> [Written request]:
Retype only the lines from the top of the records to the line with "y_ticks = [0, 2, 4, 6, 8]", including that line but none of the pictures.

> [Given data]:
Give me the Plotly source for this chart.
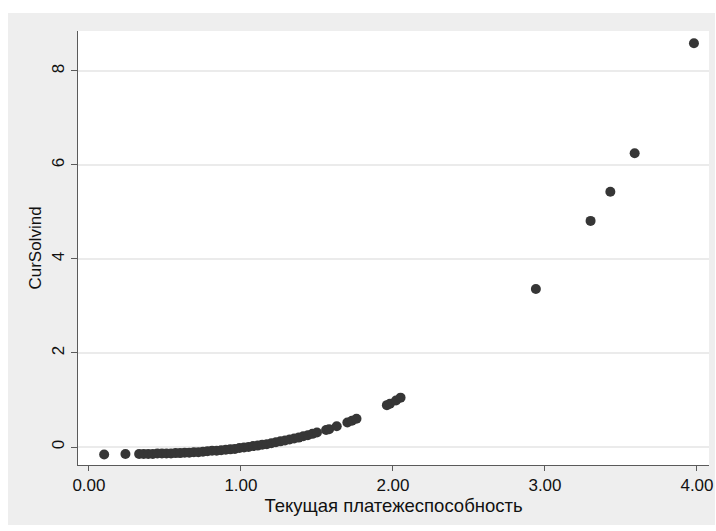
import plotly.graph_objects as go

# Current solvency ratio (x) vs CurSolvind (y)
ratio = [0.10, 0.24,
         0.33, 0.36, 0.39, 0.42, 0.45, 0.48, 0.51, 0.54, 0.57, 0.60,
         0.63, 0.66, 0.69, 0.72, 0.75, 0.78, 0.81, 0.84, 0.87, 0.90,
         0.93, 0.96, 0.99, 1.02, 1.05, 1.08, 1.11, 1.14, 1.17, 1.20,
         1.23, 1.26, 1.29, 1.32, 1.35, 1.38, 1.41, 1.44, 1.47,
         1.50, 1.56, 1.58, 1.63, 1.70, 1.73, 1.76,
         1.96, 1.98, 2.02, 2.05,
         2.94, 3.30, 3.43, 3.59, 3.98]
cursolvind = [-0.16, -0.15,
              -0.15, -0.15, -0.15, -0.15, -0.14, -0.14, -0.14, -0.14, -0.13, -0.13,
              -0.12, -0.12, -0.11, -0.11, -0.10, -0.09, -0.08, -0.08, -0.07, -0.06,
              -0.05, -0.04, -0.02, -0.01, 0.00, 0.02, 0.03, 0.05, 0.06, 0.08,
              0.10, 0.12, 0.14, 0.16, 0.18, 0.20, 0.23, 0.25, 0.28,
              0.31, 0.36, 0.38, 0.44, 0.52, 0.56, 0.60,
              0.89, 0.92, 0.99, 1.05,
              3.36, 4.81, 5.43, 6.25, 8.59]

x_ticks = [0, 1, 2, 3, 4]
x_tick_labels = ["0.00", "1.00", "2.00", "3.00", "4.00"]
y_ticks = [0, 2, 4, 6, 8]

x_title = "Текущая платежеспособность"
y_title = "CurSolvind"

fig = go.Figure()
fig.add_trace(go.Scatter(
    x=ratio, y=cursolvind, mode="markers",
    marker=dict(color="#363636", size=10, line=dict(width=0)),
    showlegend=False,
))

gray = "#eeeeee"
# gray graph region around the white plot area (as bands so the plot stays white)
bands = [
    dict(x0=-0.111, x1=0.0, y0=-0.138, y1=1.0415),
    dict(x0=1.0, x1=1.0095, y0=-0.138, y1=1.0415),
    dict(x0=0.0, x1=1.0, y0=1.0, y1=1.0415),
    dict(x0=0.0, x1=1.0, y0=-0.138, y1=0.0),
]
for b in bands:
    fig.add_shape(type="rect", xref="paper", yref="paper", layer="below",
                  fillcolor=gray, line=dict(width=0), **b)

family = "Liberation Sans, Arial, sans-serif"
font = dict(family=family, size=17, color="#111111")

fig.update_layout(
    width=716, height=531,
    margin=dict(l=78, r=7, t=31, b=66),
    paper_bgcolor="white", plot_bgcolor="white",
    font=font,
    xaxis=dict(
        range=[-0.072, 4.079], tickvals=x_ticks, ticktext=x_tick_labels,
        showgrid=False, zeroline=False,
        showline=True, linecolor="#5a5a5a", linewidth=1,
        ticks="outside", ticklen=5, tickcolor="#5a5a5a",
        title=dict(text=x_title, standoff=2,
                   font=dict(family=family, size=18.5, color="#111111")),
        automargin=False,
    ),
    yaxis=dict(
        range=[-0.383, 8.85], tickvals=y_ticks, tickangle=-90,
        showgrid=True, gridcolor="#ebebeb", gridwidth=1.5, zeroline=False,
        showline=True, linecolor="#5a5a5a", linewidth=1,
        ticks="outside", ticklen=6, tickcolor="#5a5a5a",
        title=dict(text=y_title, standoff=3, font=font),
        automargin=False,
    ),
)

fig.write_html("out.html", config={"displayModeBar": False},
               post_script="document.body.style.margin='0px';")
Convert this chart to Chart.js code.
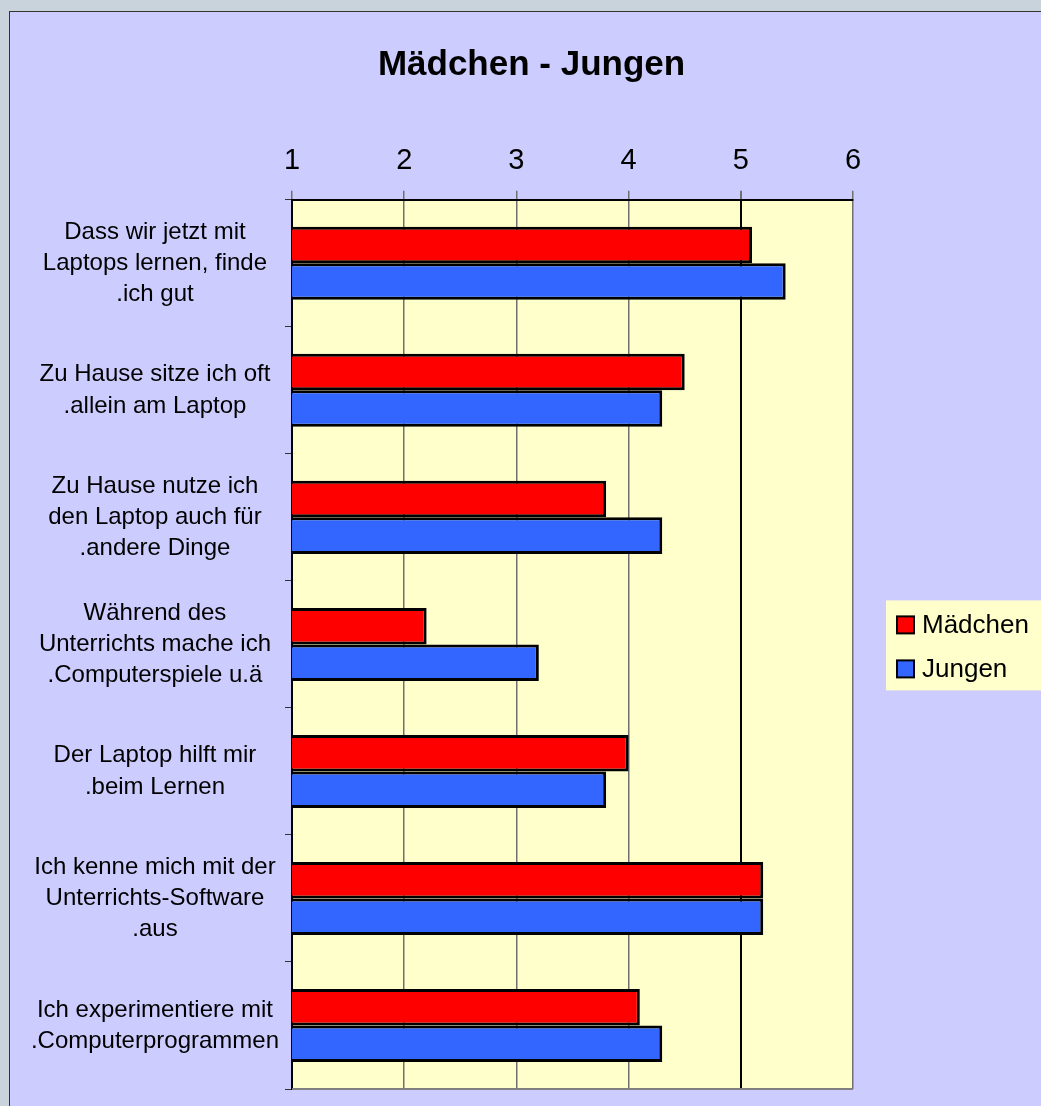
<!DOCTYPE html>
<html>
<head>
<meta charset="utf-8">
<script src="https://cdn.jsdelivr.net/npm/chart.js@4/dist/chart.umd.min.js"></script>
<style>
  html, body { margin: 0; padding: 0; background: #c9d3db; overflow: hidden; }
  #frame {
    position: absolute; left: 9px; top: 11px;
    width: 1031px; height: 1094px;
    border-left: 1px solid #333; border-top: 1px solid #333;
    background: #ccccff;
  }
  #chart { display: block; }
</style>
</head>
<body>
<div id="frame"><canvas id="chart" width="1031" height="1094"></canvas></div>
<script>
const questions = [
  ["Dass wir jetzt mit", "Laptops lernen, finde", ".ich gut"],
  ["Zu Hause sitze ich oft", ".allein am Laptop"],
  ["Zu Hause nutze ich", "den Laptop auch für", ".andere Dinge"],
  ["Während des", "Unterrichts mache ich", ".Computerspiele u.ä"],
  ["Der Laptop hilft mir", ".beim Lernen"],
  ["Ich kenne mich mit der", "Unterrichts-Software", ".aus"],
  ["Ich experimentiere mit", ".Computerprogrammen"],
];
const maedchen = [5.1, 4.5, 3.8, 2.2, 4.0, 5.2, 4.1];
const jungen = [5.4, 4.3, 4.3, 3.2, 3.8, 5.2, 4.3];
const scaleMin = 1;
const scaleMax = 6;

const FONT = "'Liberation Sans', Arial, sans-serif";

// yellow plot background + grey bottom edge
const plotBackground = {
  id: "plotBackground",
  beforeDraw(chart) {
    const { ctx, chartArea: a } = chart;
    ctx.save();
    ctx.fillStyle = "#ffffcc";
    ctx.fillRect(a.left, a.top, a.right - a.left, a.bottom - a.top);
    ctx.restore();
  },
  afterDatasetsDraw(chart) {
    const { ctx, chartArea: a } = chart;
    ctx.save();
    ctx.strokeStyle = "#808080";
    ctx.lineWidth = 2;
    ctx.beginPath();
    ctx.moveTo(a.left, a.bottom);
    ctx.lineTo(a.right, a.bottom);
    ctx.stroke();
    ctx.restore();
  },
};

// legend box on the right, like the spreadsheet one
const boxLegend = {
  id: "boxLegend",
  afterDraw(chart) {
    const { ctx, chartArea: a } = chart;
    const sets = chart.data.datasets;
    const rowH = 44;
    const boxW = 170;
    const boxH = 90;
    const left = a.right + 33;
    const top = (a.top + a.bottom) / 2 - boxH / 2 + 1;
    ctx.save();
    ctx.fillStyle = "#ffffcc";
    ctx.fillRect(left, top, boxW, boxH);
    ctx.font = "26px " + FONT;
    ctx.textBaseline = "middle";
    sets.forEach((ds, i) => {
      const cy = top + 24 + i * rowH;
      ctx.fillStyle = ds.backgroundColor;
      ctx.fillRect(left + 11, cy - 8, 17, 17);
      ctx.strokeStyle = "#000";
      ctx.lineWidth = 2;
      ctx.strokeRect(left + 11, cy - 8, 17, 17);
      ctx.fillStyle = "#000";
      ctx.fillText(ds.label, left + 36, cy + 1);
    });
    ctx.restore();
  },
};

new Chart(document.getElementById("chart"), {
  type: "bar",
  data: {
    labels: questions,
    datasets: [
      {
        label: "Mädchen",
        data: maedchen,
        backgroundColor: "#ff0000",
        borderColor: "#000000",
        borderWidth: 3,
        borderSkipped: false,
      },
      {
        label: "Jungen",
        data: jungen,
        backgroundColor: "#3366ff",
        borderColor: "#000000",
        borderWidth: 3,
        borderSkipped: false,
      },
    ],
  },
  options: {
    indexAxis: "y",
    responsive: false,
    animation: false,
    categoryPercentage: 0.575,
    barPercentage: 1.0,
    layout: {
      padding: { left: 12, right: 0, top: 0, bottom: 17 },
    },
    plugins: {
      legend: { display: false },
      tooltip: { enabled: false },
      title: {
        display: true,
        text: "Mädchen - Jungen",
        color: "#000",
        font: { family: FONT, size: 35, weight: "bold" },
        padding: { top: 32, bottom: 46 },
      },
    },
    scales: {
      x: {
        position: "top",
        min: scaleMin,
        max: scaleMax,
        ticks: {
          stepSize: 1,
          color: "#000",
          padding: 12,
          font: { family: FONT, size: 29 },
        },
        grid: {
          tickLength: 9,
          color: (c) => (c.tick && c.tick.value === 5 ? "#000" : "#707070"),
          lineWidth: (c) => (c.tick && c.tick.value === 5 ? 2 : 1.5),
          tickColor: "#707070",
        },
        border: { color: "#000", width: 2 },
      },
      y: {
        afterFit(scale) {
          scale.width = 270;
          scale.paddingTop = 0;
          scale.paddingBottom = 0;
        },
        ticks: {
          color: "#000",
          crossAlign: "center",
          padding: 6,
          font: { family: FONT, size: 24, lineHeight: 1.3 },
        },
        grid: {
          offset: true,
          drawOnChartArea: false,
          tickLength: 7,
          color: "#333",
          lineWidth: 1,
        },
        border: { color: "#000", width: 2 },
      },
      // empty space on the right for the legend box
      legendSpace: {
        type: "linear",
        axis: "y",
        position: "right",
        afterFit(scale) {
          scale.width = 188;
          scale.paddingTop = 0;
          scale.paddingBottom = 0;
        },
        ticks: { display: false },
        grid: { display: false },
        border: { display: false },
      },
    },
  },
  plugins: [plotBackground, boxLegend],
});
</script>
</body>
</html>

> [Solved problem]:
Give me the Plotly source for this chart.
import plotly.graph_objects as go

# Current solvency ratio (x) vs CurSolvind (y)
ratio = [0.10, 0.24,
         0.33, 0.36, 0.39, 0.42, 0.45, 0.48, 0.51, 0.54, 0.57, 0.60,
         0.63, 0.66, 0.69, 0.72, 0.75, 0.78, 0.81, 0.84, 0.87, 0.90,
         0.93, 0.96, 0.99, 1.02, 1.05, 1.08, 1.11, 1.14, 1.17, 1.20,
         1.23, 1.26, 1.29, 1.32, 1.35, 1.38, 1.41, 1.44, 1.47,
         1.50, 1.56, 1.58, 1.63, 1.70, 1.73, 1.76,
         1.96, 1.98, 2.02, 2.05,
         2.94, 3.30, 3.43, 3.59, 3.98]
cursolvind = [-0.16, -0.15,
              -0.15, -0.15, -0.15, -0.15, -0.14, -0.14, -0.14, -0.14, -0.13, -0.13,
              -0.12, -0.12, -0.11, -0.11, -0.10, -0.09, -0.08, -0.08, -0.07, -0.06,
              -0.05, -0.04, -0.02, -0.01, 0.00, 0.02, 0.03, 0.05, 0.06, 0.08,
              0.10, 0.12, 0.14, 0.16, 0.18, 0.20, 0.23, 0.25, 0.28,
              0.31, 0.36, 0.38, 0.44, 0.52, 0.56, 0.60,
              0.89, 0.92, 0.99, 1.05,
              3.36, 4.81, 5.43, 6.25, 8.59]

x_ticks = [0, 1, 2, 3, 4]
x_tick_labels = ["0.00", "1.00", "2.00", "3.00", "4.00"]
y_ticks = [0, 2, 4, 6, 8]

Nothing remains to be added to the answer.